▶ **EXERCISE GOAL**:
Give the data below again exactly as it stands. Omit the pictures.
━━━━━━━━━━━━━━━━━━━━
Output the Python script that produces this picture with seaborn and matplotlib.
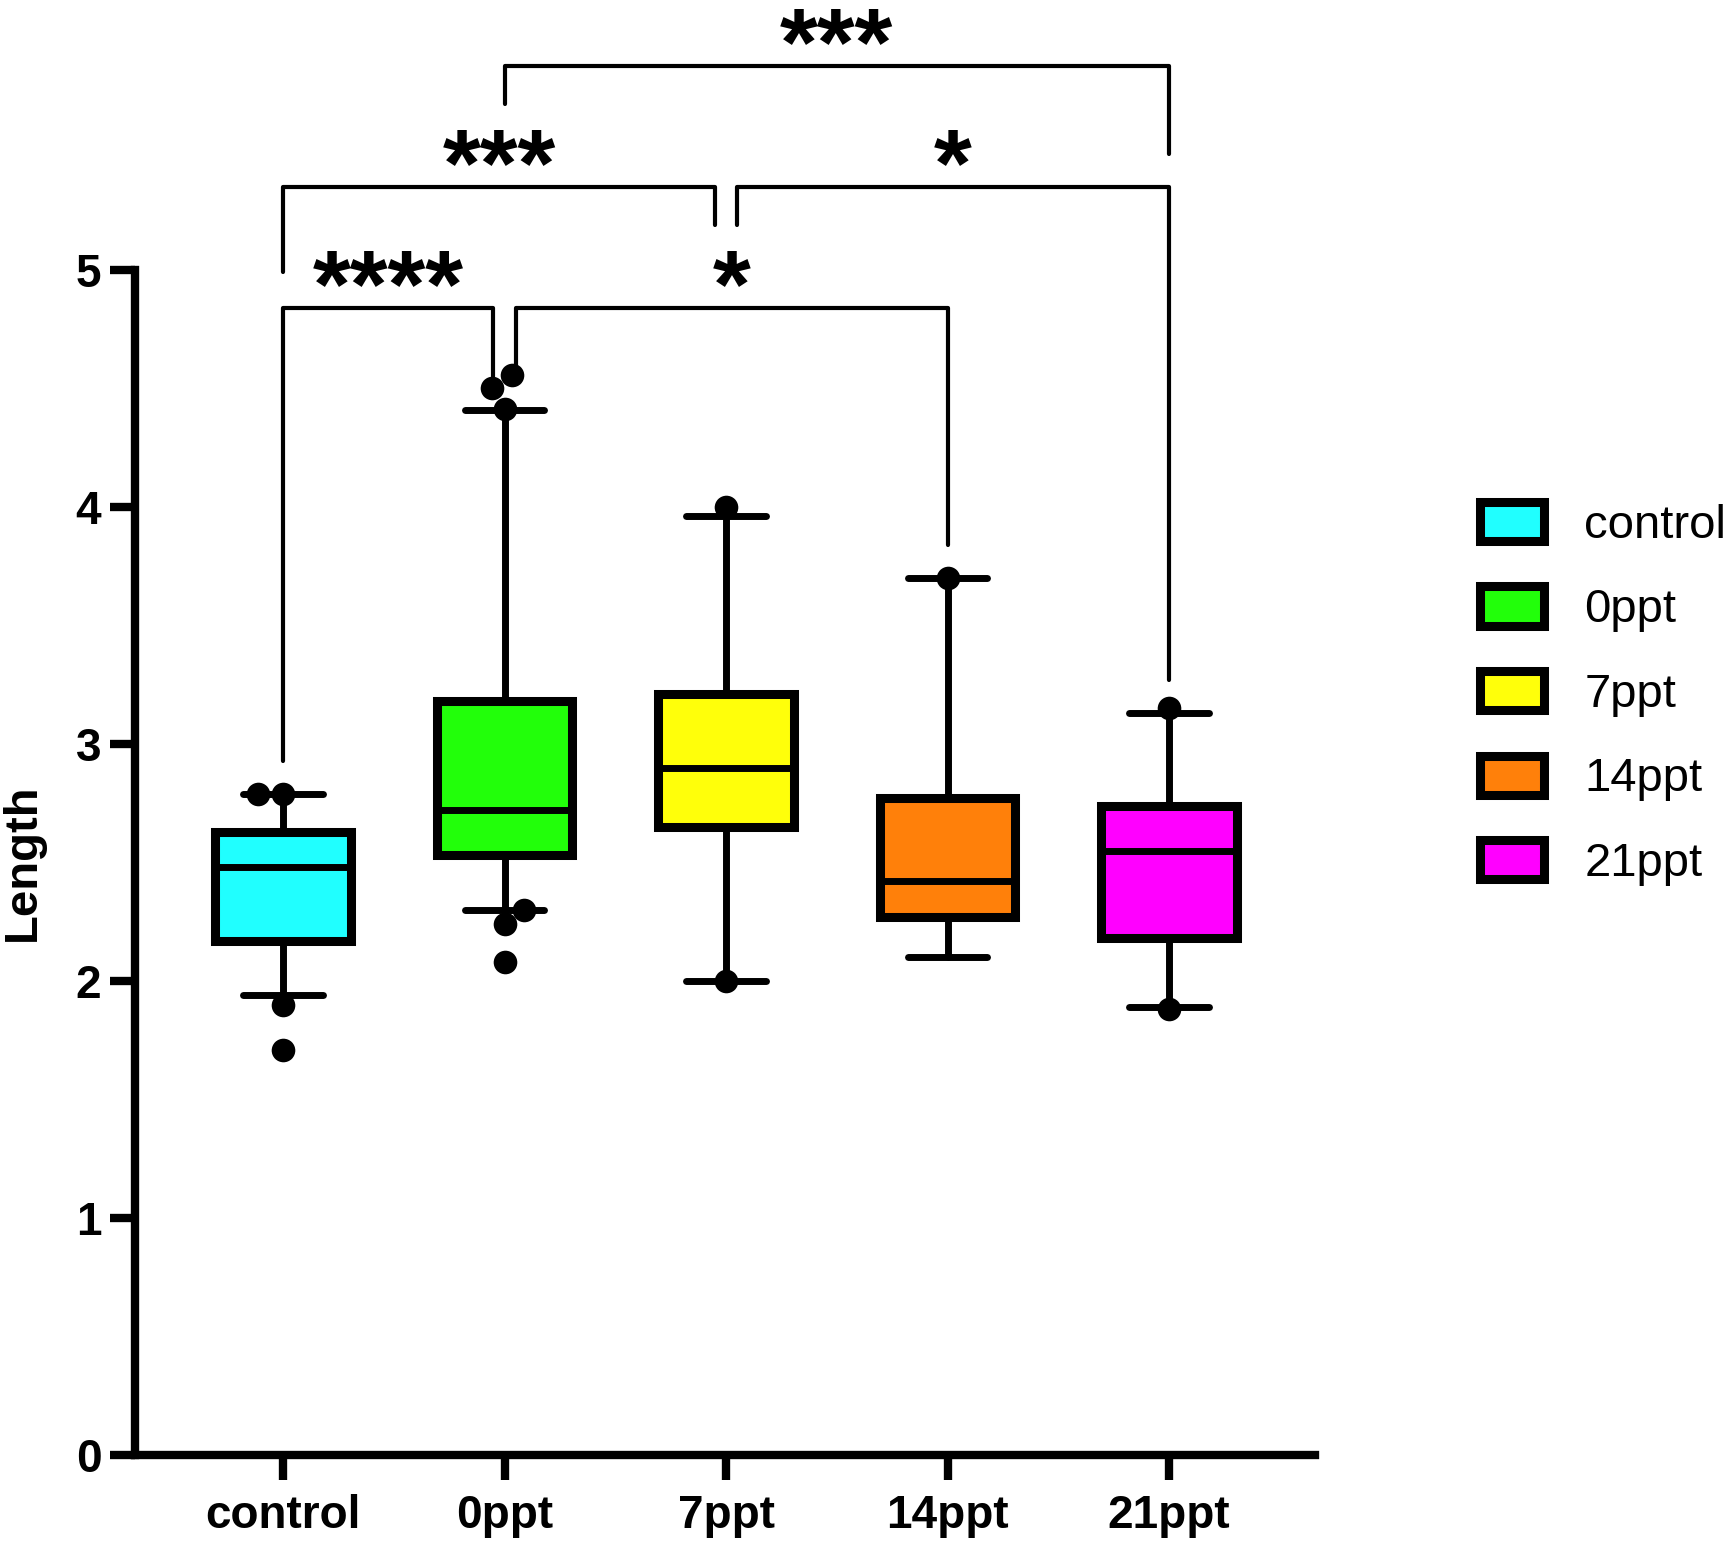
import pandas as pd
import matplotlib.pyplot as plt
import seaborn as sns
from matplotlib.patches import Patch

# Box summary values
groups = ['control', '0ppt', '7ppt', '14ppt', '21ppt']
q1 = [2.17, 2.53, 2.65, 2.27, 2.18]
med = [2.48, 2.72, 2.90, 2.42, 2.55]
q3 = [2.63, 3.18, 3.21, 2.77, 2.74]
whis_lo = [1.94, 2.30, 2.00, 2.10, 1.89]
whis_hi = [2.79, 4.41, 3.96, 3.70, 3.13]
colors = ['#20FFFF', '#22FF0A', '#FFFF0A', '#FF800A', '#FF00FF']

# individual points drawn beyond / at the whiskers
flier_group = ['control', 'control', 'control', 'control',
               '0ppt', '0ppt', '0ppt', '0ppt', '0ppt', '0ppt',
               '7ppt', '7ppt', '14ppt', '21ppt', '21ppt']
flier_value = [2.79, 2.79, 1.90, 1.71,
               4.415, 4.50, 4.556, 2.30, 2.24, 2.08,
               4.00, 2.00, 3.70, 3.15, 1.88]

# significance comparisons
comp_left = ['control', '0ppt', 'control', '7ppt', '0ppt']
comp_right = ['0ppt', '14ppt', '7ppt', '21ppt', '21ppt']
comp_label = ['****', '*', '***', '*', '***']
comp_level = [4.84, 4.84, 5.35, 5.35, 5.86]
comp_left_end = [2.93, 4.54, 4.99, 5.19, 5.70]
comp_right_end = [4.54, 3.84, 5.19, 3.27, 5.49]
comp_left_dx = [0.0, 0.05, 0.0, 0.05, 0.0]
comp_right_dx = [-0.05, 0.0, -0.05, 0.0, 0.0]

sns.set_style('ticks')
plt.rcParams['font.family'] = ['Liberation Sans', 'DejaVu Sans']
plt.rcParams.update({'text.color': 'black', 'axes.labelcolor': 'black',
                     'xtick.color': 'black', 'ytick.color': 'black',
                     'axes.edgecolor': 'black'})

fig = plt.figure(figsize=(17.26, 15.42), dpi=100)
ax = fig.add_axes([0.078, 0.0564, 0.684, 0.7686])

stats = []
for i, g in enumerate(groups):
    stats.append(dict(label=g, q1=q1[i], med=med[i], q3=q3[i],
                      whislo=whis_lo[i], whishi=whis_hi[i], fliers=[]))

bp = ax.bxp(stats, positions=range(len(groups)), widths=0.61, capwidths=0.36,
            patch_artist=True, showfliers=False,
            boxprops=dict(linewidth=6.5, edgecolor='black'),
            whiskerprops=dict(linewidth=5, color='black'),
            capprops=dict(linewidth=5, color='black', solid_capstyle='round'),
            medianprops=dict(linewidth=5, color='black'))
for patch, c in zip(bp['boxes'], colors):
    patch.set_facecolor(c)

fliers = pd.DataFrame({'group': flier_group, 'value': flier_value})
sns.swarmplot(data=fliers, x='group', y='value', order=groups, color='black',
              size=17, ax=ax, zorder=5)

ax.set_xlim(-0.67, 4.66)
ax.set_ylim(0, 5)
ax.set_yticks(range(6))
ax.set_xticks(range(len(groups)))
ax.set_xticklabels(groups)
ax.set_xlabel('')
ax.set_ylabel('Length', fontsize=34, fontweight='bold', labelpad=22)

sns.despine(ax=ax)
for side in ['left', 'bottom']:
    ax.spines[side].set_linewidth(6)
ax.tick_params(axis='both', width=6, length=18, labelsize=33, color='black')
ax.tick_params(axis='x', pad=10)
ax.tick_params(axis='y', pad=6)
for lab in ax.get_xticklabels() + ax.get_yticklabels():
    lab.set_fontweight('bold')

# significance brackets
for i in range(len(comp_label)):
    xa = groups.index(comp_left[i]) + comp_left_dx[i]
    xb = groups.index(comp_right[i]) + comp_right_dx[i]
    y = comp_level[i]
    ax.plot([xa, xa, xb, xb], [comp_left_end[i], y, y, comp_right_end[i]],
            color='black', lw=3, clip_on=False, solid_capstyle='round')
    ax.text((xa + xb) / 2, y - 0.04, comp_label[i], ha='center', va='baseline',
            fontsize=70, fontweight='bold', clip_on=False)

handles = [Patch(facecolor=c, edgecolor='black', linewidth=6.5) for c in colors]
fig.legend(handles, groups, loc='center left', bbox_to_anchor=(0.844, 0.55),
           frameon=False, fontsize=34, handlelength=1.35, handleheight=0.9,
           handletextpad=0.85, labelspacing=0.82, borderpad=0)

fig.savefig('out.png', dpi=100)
━━━━━━━━━━━━━━━━━━━━
▶ **RESPONSE BELOW**:
Output the Python script that produces this picture with seaborn and matplotlib.
import pandas as pd
import matplotlib.pyplot as plt
import seaborn as sns
from matplotlib.patches import Patch

# Box summary values
groups = ['control', '0ppt', '7ppt', '14ppt', '21ppt']
q1 = [2.17, 2.53, 2.65, 2.27, 2.18]
med = [2.48, 2.72, 2.90, 2.42, 2.55]
q3 = [2.63, 3.18, 3.21, 2.77, 2.74]
whis_lo = [1.94, 2.30, 2.00, 2.10, 1.89]
whis_hi = [2.79, 4.41, 3.96, 3.70, 3.13]
colors = ['#20FFFF', '#22FF0A', '#FFFF0A', '#FF800A', '#FF00FF']

# individual points drawn beyond / at the whiskers
flier_group = ['control', 'control', 'control', 'control',
               '0ppt', '0ppt', '0ppt', '0ppt', '0ppt', '0ppt',
               '7ppt', '7ppt', '14ppt', '21ppt', '21ppt']
flier_value = [2.79, 2.79, 1.90, 1.71,
               4.415, 4.50, 4.556, 2.30, 2.24, 2.08,
               4.00, 2.00, 3.70, 3.15, 1.88]

# significance comparisons
comp_left = ['control', '0ppt', 'control', '7ppt', '0ppt']
comp_right = ['0ppt', '14ppt', '7ppt', '21ppt', '21ppt']
comp_label = ['****', '*', '***', '*', '***']
comp_level = [4.84, 4.84, 5.35, 5.35, 5.86]
comp_left_end = [2.93, 4.54, 4.99, 5.19, 5.70]
comp_right_end = [4.54, 3.84, 5.19, 3.27, 5.49]
comp_left_dx = [0.0, 0.05, 0.0, 0.05, 0.0]
comp_right_dx = [-0.05, 0.0, -0.05, 0.0, 0.0]

sns.set_style('ticks')
plt.rcParams['font.family'] = ['Liberation Sans', 'DejaVu Sans']
plt.rcParams.update({'text.color': 'black', 'axes.labelcolor': 'black',
                     'xtick.color': 'black', 'ytick.color': 'black',
                     'axes.edgecolor': 'black'})

fig = plt.figure(figsize=(17.26, 15.42), dpi=100)
ax = fig.add_axes([0.078, 0.0564, 0.684, 0.7686])

stats = []
for i, g in enumerate(groups):
    stats.append(dict(label=g, q1=q1[i], med=med[i], q3=q3[i],
                      whislo=whis_lo[i], whishi=whis_hi[i], fliers=[]))

bp = ax.bxp(stats, positions=range(len(groups)), widths=0.61, capwidths=0.36,
            patch_artist=True, showfliers=False,
            boxprops=dict(linewidth=6.5, edgecolor='black'),
            whiskerprops=dict(linewidth=5, color='black'),
            capprops=dict(linewidth=5, color='black', solid_capstyle='round'),
            medianprops=dict(linewidth=5, color='black'))
for patch, c in zip(bp['boxes'], colors):
    patch.set_facecolor(c)

fliers = pd.DataFrame({'group': flier_group, 'value': flier_value})
sns.swarmplot(data=fliers, x='group', y='value', order=groups, color='black',
              size=17, ax=ax, zorder=5)

ax.set_xlim(-0.67, 4.66)
ax.set_ylim(0, 5)
ax.set_yticks(range(6))
ax.set_xticks(range(len(groups)))
ax.set_xticklabels(groups)
ax.set_xlabel('')
ax.set_ylabel('Length', fontsize=34, fontweight='bold', labelpad=22)

sns.despine(ax=ax)
for side in ['left', 'bottom']:
    ax.spines[side].set_linewidth(6)
ax.tick_params(axis='both', width=6, length=18, labelsize=33, color='black')
ax.tick_params(axis='x', pad=10)
ax.tick_params(axis='y', pad=6)
for lab in ax.get_xticklabels() + ax.get_yticklabels():
    lab.set_fontweight('bold')

# significance brackets
for i in range(len(comp_label)):
    xa = groups.index(comp_left[i]) + comp_left_dx[i]
    xb = groups.index(comp_right[i]) + comp_right_dx[i]
    y = comp_level[i]
    ax.plot([xa, xa, xb, xb], [comp_left_end[i], y, y, comp_right_end[i]],
            color='black', lw=3, clip_on=False, solid_capstyle='round')
    ax.text((xa + xb) / 2, y - 0.04, comp_label[i], ha='center', va='baseline',
            fontsize=70, fontweight='bold', clip_on=False)

handles = [Patch(facecolor=c, edgecolor='black', linewidth=6.5) for c in colors]
fig.legend(handles, groups, loc='center left', bbox_to_anchor=(0.844, 0.55),
           frameon=False, fontsize=34, handlelength=1.35, handleheight=0.9,
           handletextpad=0.85, labelspacing=0.82, borderpad=0)

fig.savefig('out.png', dpi=100)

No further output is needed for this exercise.